I've been too busy, and (it turns out) too poor to make canvases and start any "real paintings" so I've been making these small wall collages out of materials that i brought with me, and things I find on the street. Don't know what they mean yet, but it's fun and I'm working harder than our president.
I've been listening to the Kanye West discography.
I've been reading Baldwin, Agnes Martin, and Glenn Ligon.
I've been looking at Kara Walker, Stanley Whitney, sidewalks, parks and dumpsters.
I haven't had time to start a painting yet, but ive been doing a lot of drawing and some experimenting and combining collage elements.
Here is a collection of drawings i made yesterday while walking around my neighborhood. I'm starting slow and just collecting images that interest me via quick, candid sketches. I fold up an 18"x24" page and work on one square at a time. The finished page combines many different ideas and observations in a single grid format.
I love Philly. I think I've heard "Ain't No Mountain High Enough" blasting from someone's porch more days than not this week.
I've been in Philadelphia for two weeks, and have one week of classes under my belt. I want to share some images of my studio space on the third floor of the Tyler art building. I'm really excited to have so much natural light, and so much space to paint. I havent gotten many supplies yet, so I havent been creating much, but so much of the creative process for me is getting the space to be just right. Hopefully I'll be able to start in on some paintings by the end of this week.
The other images were taken in the neighborhood near my apartment. I think a lot about what makes a particular city or place feel the way it does, and in Philadelphia I think the construction of the streets has a lot to do with the atmosphere of the city. Most streets are very narrow one-ways, with 3 and 4 story row houses taking up the length of every block. There is a distinct feeling of being enclosed, without being towered over like you would experience with downtown skyscrspers. I'm interested in the few open spaces that you can emerge into, such as parks and empty lots. I was surprised to learn that you can see the Center City skyscrapers from the park near my house, while that view is hidden when you stand on most street corners.
My grandmother, Marjorie Evelyn Maynard passed away just over a month ago on March 30th, 2017. Born on June 10th, 1924, Gran spent her 92 years living on the Caribbean island of Antigua, near the capital city of St. John's.

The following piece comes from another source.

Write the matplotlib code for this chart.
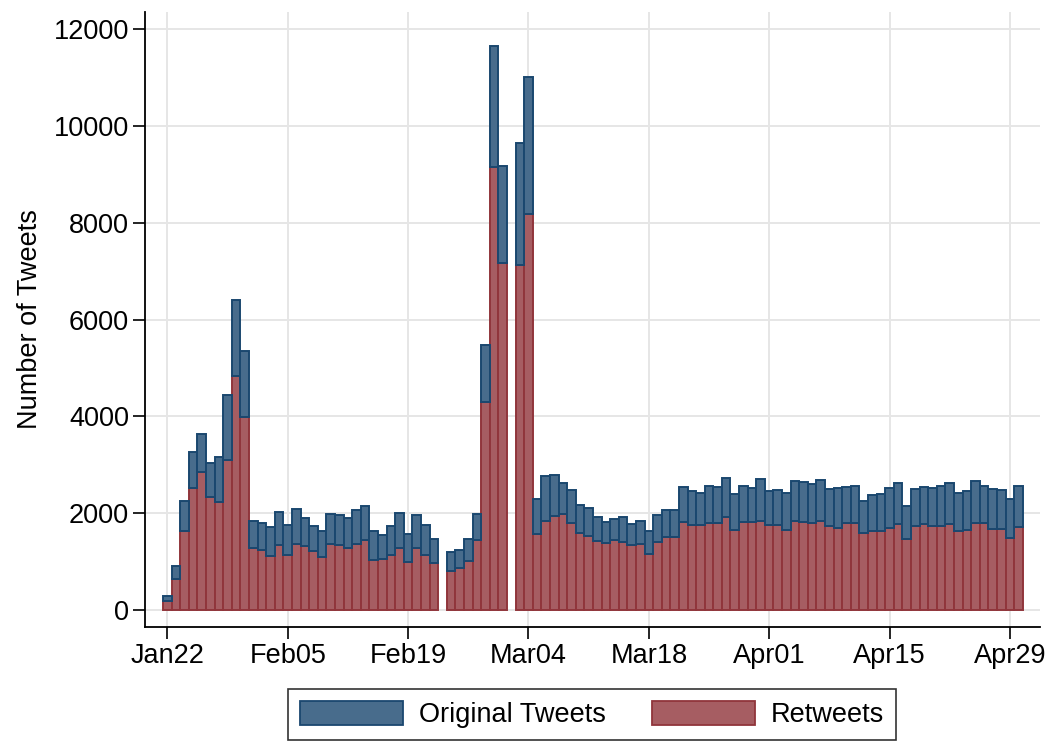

Over the years, my family and I have made many trips to visit my grandmother and the rest of my extended family in Antigua, and my grandmother, even into her later years would visit her grandchildren in Minnesota for special occasion and big events in our lives.
Both of my parents grew up in Antigua, and immigrated to the United States before any of their children were born. Growing up in Minnesota, removed from most of our extended family has taking the lives of my siblings and I on a different path than if we had grown up in Antigua, and has meant that even with periodical communication and visits, our daily lives are disconnected from those of our cousins, aunts, uncles and grandparents.
My grandmother had been coming to terms with her advanced age for quite some time. Last month, as I was developing the concepts and artwork for my recent show, I had the good fortune to talk with her over Skype several times before she passed. I was interested in creating maps to reflect both the physical topography and firsthand experiences of those who live in Antigua and my home of Cottage Grove, MN. I interviewed Gran several times to ask her about her life growing up in St. John's, and what the city and other parts of the island were like. Her stories create beautiful images of the spaces she inhabited throughout her life. She describes how those places transformed through time, and how they influenced her development throughout her long life.
I included this recording with my maps of Antigua in my current exhibition at the Rochester Art Center, and I offer it here as a tribute to my grandmother. As it runs about 1 and 1/2 hours, I invite you to skip around within the recording and drop in on different parts of my grandmothers stories, or turn it on in the background and let the atmosphere of Antigua envelop you.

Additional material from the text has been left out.